=== EXCERPTED RECORDS ===
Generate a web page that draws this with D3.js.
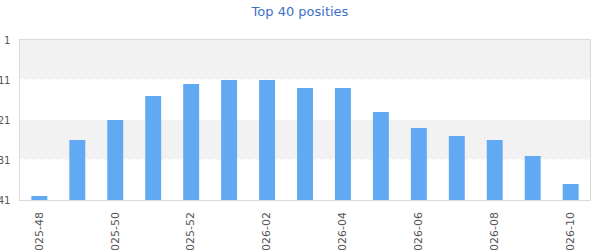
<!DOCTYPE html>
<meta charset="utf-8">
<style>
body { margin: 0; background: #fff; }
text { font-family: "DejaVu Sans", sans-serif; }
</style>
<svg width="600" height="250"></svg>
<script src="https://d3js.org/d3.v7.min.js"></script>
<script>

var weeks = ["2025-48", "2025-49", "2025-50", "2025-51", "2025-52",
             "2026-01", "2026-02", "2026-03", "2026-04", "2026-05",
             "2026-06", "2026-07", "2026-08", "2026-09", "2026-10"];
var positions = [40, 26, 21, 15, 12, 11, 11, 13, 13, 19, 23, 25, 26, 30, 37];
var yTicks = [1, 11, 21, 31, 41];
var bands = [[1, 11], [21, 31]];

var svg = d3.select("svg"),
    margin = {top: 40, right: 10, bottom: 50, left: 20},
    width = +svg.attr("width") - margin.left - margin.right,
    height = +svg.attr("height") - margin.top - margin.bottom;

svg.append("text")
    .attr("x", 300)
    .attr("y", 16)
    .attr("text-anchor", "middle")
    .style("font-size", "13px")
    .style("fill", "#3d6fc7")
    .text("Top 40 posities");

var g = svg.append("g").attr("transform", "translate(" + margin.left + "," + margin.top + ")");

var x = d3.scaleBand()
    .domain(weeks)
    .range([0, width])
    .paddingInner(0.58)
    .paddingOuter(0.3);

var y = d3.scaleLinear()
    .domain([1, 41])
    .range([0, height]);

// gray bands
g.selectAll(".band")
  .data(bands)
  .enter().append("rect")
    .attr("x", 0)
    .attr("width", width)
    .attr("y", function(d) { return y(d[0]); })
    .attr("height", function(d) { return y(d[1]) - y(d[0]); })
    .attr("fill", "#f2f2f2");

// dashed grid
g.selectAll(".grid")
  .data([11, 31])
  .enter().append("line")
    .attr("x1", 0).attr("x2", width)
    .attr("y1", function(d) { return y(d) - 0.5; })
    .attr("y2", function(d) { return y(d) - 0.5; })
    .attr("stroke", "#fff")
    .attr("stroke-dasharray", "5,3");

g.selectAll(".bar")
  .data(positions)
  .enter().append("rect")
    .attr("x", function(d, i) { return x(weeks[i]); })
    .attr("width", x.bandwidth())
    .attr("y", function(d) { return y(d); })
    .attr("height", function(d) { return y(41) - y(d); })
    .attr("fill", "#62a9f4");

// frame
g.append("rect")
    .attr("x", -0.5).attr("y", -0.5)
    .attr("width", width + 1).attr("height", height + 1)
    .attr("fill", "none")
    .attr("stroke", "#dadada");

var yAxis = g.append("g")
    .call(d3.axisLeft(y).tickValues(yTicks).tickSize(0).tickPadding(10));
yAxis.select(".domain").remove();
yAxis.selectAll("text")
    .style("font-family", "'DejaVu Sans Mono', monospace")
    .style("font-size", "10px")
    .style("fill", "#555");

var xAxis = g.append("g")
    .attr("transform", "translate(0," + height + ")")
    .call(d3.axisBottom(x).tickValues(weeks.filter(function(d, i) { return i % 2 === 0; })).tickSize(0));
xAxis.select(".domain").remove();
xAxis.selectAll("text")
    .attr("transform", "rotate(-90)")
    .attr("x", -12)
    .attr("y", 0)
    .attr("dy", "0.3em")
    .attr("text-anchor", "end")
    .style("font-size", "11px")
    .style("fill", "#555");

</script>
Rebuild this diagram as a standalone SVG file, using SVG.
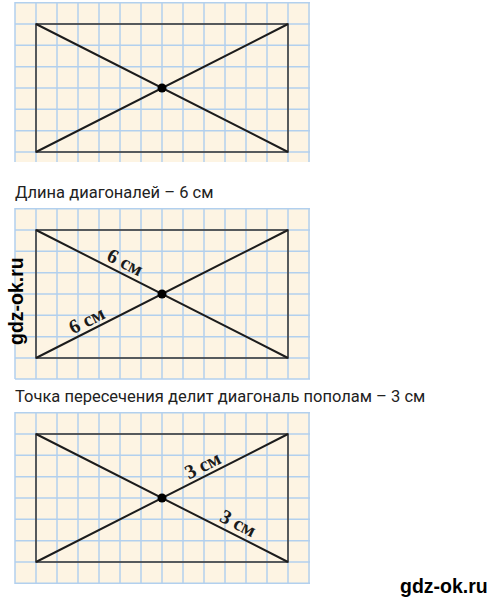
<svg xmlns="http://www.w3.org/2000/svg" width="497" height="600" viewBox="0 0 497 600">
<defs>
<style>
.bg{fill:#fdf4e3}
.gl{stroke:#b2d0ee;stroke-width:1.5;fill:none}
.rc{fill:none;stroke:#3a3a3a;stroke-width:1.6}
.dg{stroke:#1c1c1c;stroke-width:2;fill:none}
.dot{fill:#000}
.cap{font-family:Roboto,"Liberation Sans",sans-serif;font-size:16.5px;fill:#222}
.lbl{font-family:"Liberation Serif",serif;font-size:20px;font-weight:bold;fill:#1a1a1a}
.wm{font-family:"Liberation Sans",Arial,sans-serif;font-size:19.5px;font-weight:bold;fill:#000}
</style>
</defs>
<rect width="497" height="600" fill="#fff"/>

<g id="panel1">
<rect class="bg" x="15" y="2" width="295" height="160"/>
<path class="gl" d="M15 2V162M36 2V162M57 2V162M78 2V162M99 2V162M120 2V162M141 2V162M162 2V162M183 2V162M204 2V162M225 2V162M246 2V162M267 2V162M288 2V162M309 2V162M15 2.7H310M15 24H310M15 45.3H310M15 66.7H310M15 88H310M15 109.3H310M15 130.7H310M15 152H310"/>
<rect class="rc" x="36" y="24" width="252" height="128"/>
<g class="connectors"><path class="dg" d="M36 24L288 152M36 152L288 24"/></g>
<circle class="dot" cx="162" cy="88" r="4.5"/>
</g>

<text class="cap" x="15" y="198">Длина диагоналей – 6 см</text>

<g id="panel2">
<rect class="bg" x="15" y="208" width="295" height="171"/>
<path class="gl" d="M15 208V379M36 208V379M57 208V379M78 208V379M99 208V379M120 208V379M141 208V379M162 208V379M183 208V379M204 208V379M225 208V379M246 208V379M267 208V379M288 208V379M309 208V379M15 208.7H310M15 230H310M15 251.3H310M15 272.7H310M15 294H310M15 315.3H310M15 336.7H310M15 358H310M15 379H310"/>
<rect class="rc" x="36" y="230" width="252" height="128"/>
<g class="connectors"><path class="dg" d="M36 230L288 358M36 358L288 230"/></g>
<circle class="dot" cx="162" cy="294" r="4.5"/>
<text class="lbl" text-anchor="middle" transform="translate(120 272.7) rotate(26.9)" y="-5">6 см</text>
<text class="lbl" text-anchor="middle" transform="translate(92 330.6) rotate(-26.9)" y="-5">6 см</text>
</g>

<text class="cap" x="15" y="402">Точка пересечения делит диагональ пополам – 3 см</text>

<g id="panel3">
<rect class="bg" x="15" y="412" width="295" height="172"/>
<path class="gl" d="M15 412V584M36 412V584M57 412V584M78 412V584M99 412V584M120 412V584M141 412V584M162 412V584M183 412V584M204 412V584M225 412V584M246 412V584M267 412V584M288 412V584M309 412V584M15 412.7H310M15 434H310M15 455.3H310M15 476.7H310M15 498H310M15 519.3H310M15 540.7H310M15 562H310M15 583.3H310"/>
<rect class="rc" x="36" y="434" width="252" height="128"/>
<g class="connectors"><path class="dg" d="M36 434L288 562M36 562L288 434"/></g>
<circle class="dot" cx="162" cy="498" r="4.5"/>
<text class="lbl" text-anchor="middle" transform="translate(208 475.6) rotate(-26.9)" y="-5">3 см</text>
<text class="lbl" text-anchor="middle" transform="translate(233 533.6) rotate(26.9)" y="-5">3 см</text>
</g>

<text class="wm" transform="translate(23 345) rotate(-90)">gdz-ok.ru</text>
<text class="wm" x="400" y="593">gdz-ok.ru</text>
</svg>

=== TASK REQUIREMENTS ===
Take only the lines above from the one that has "Rebuild this diagram" through the one that has "диагоналей – 6 см</text>" and reproduce them exactly, omitting any pictures.

=== EXPECTED ANSWER ===
Rebuild this diagram as a standalone SVG file, using SVG.
<svg xmlns="http://www.w3.org/2000/svg" width="497" height="600" viewBox="0 0 497 600">
<defs>
<style>
.bg{fill:#fdf4e3}
.gl{stroke:#b2d0ee;stroke-width:1.5;fill:none}
.rc{fill:none;stroke:#3a3a3a;stroke-width:1.6}
.dg{stroke:#1c1c1c;stroke-width:2;fill:none}
.dot{fill:#000}
.cap{font-family:Roboto,"Liberation Sans",sans-serif;font-size:16.5px;fill:#222}
.lbl{font-family:"Liberation Serif",serif;font-size:20px;font-weight:bold;fill:#1a1a1a}
.wm{font-family:"Liberation Sans",Arial,sans-serif;font-size:19.5px;font-weight:bold;fill:#000}
</style>
</defs>
<rect width="497" height="600" fill="#fff"/>

<g id="panel1">
<rect class="bg" x="15" y="2" width="295" height="160"/>
<path class="gl" d="M15 2V162M36 2V162M57 2V162M78 2V162M99 2V162M120 2V162M141 2V162M162 2V162M183 2V162M204 2V162M225 2V162M246 2V162M267 2V162M288 2V162M309 2V162M15 2.7H310M15 24H310M15 45.3H310M15 66.7H310M15 88H310M15 109.3H310M15 130.7H310M15 152H310"/>
<rect class="rc" x="36" y="24" width="252" height="128"/>
<g class="connectors"><path class="dg" d="M36 24L288 152M36 152L288 24"/></g>
<circle class="dot" cx="162" cy="88" r="4.5"/>
</g>

<text class="cap" x="15" y="198">Длина диагоналей – 6 см</text>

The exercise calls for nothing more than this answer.